良い時も悪い時も、気持ちの良い人間でいること
剣道には「ガッツポーズを取ると一本取り消し」のルールがあります。これは敗者の気持ちを慮ると、勝者として適切な行為ではないという考えが根底にあります。
相手を慮ることについて星子選手は、「小さい頃の私は、負けると不貞腐れた態度をとる子供でした。しかし、恩師に『悔しい時、上手くいかない時こそ、きちんとした行動をとることが大切』と諭されてから、周囲に配慮した行動をとるようになりました。私の態度が悪ければ周囲の人も困るし、勝った人も良い気分にはなりません。また、上手くいかない時こそ、きちんとした態度を取ることで、応援してくれる人も増えるはずです」と話します。
こうした態度を好ましいと思うのは日本だけではなく、トルコやオランダの友人たちに聞いたところ、同様の教えはヨーロッパにもあるそうです。

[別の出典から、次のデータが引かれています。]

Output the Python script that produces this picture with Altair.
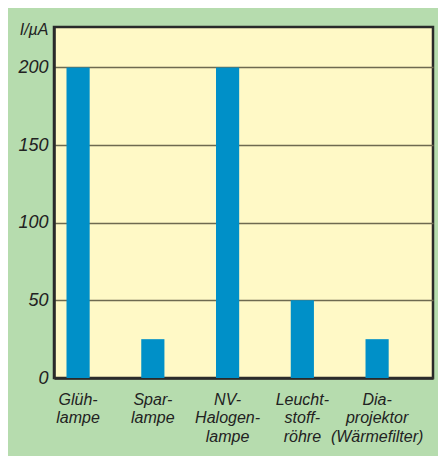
import altair as alt
import pandas as pd

categories = ["Glüh-|lampe", "Spar-|lampe", "NV-|Halogen-|lampe", "Leucht-|stoff-|röhre", "Dia-|projektor|(Wärmefilter)"]
values = [200, 25, 200, 50, 25]
y_ticks = [0, 50, 100, 150, 200]

df = pd.DataFrame({"lamp": categories, "current": values})

font = "Liberation Sans"

chart = alt.Chart(df).mark_bar(color="#0090c8").encode(
    x=alt.X(
        "lamp:N",
        sort=categories,
        scale=alt.Scale(paddingInner=0.69, paddingOuter=0.38, align=0.22),
        axis=alt.Axis(
            title=None,
            labelAngle=0,
            labelExpr="split(datum.label, '|')",
            labelFont=font,
            labelFontStyle="italic",
            labelFontSize=16,
            labelColor="#222222",
            labelLineHeight=18.5,
            labelPadding=13,
            labelBaseline="top",
            ticks=False,
            domainColor="#2a2a2a",
            domainWidth=2.5,
            grid=False,
        ),
    ),
    y=alt.Y(
        "current:Q",
        scale=alt.Scale(domain=[0, 226], nice=False),
        axis=alt.Axis(
            title="I/µA",
            titleAngle=0,
            titleAlign="right",
            titleBaseline="alphabetic",
            titleX=-6,
            titleY=7,
            titleFont=font,
            titleFontStyle="italic",
            titleFontWeight="normal",
            titleFontSize=16,
            titleColor="#222222",
            values=y_ticks,
            labelFont=font,
            labelFontStyle="italic",
            labelFontSize=18,
            labelColor="#222222",
            labelPadding=6,
            ticks=False,
            domainColor="#2a2a2a",
            domainWidth=2.5,
            grid=True,
            gridColor="#6e6a50",
            gridWidth=1.5,
        ),
    ),
).properties(
    width=379,
    height=351,
    background="#b6dcae",
    padding={"left": 46, "top": 19, "right": 5, "bottom": 78},
    autosize=alt.AutoSizeParams(type="none"),
).configure_view(
    fill="#fff9c6",
    stroke="#2a2a2a",
    strokeWidth=2.5,
)

chart.save("out.html", embed_options={"renderer": "svg", "actions": False})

「勝ち負けではなく、いかに良い勝負をするか。そうすればより多くの試合に誘われるし、人としてもより良くなる」
あるオランダ人剣士は、昔はこのように教えられていたものの、最近はあまり言われることがないと語ります。それは日本も同様かもしれません。勝っても負けても相手を尊重する、気持ち良い人間でいること。失われがちかもしれませんが、改めて心の中に抱いておきたい教えです。
打って反省、打たれて感謝
また、剣道の教えの一つに「打って反省、打たれて感謝」があります。これは、打突が一本になり勝利しても、「本当に無駄なく打てたか?」と、常に反省し謙虚に向上に努めること。逆に負けた場合は自分の至らないところを教えてくれた相手に感謝する精神です。
「私は高校では1年生からずっと試合に出させていただいていましたが、大学に入ってからは同期にも全国レベルの強い選手がいて、なかなか思うように活躍できませんでした。不安や焦りもありました。しかし『彼らには敵わない』と諦めず、模索し、食らいついていき、徐々に成長し結果に繋がっていきました。挫折しても、負けても、腐らずに向上に努めることは、自分の人格形成にも大きな影響を与えたと感じます」(松﨑選手)
上手くいかなくても、負けても、その状況に感謝して糧にしていくこと。簡単なことではありませんが、そんな気持ちで物事に取り組めたら、きっと人としても成長できるでしょう。
このように、剣道ではスポーツとしての側面だけではなく、理想的な「態度」や「心の在り方」を教える側面も強くあります。これは、命のやりとりをしてきた武士たちにとって、極限の状況で己の心を制御するために「心の在り方」について考えることが非常に重要だったためです。
今はもう武士という職業はなくなってしまいましたが、その教えはまだ剣道のなかにきっと生きていて、日本人だけではなく海外の愛好家にとっても「人生を向上させてくれるもの」であるようです。私たち日本人も、改めてその教えを胸に抱きたいものです。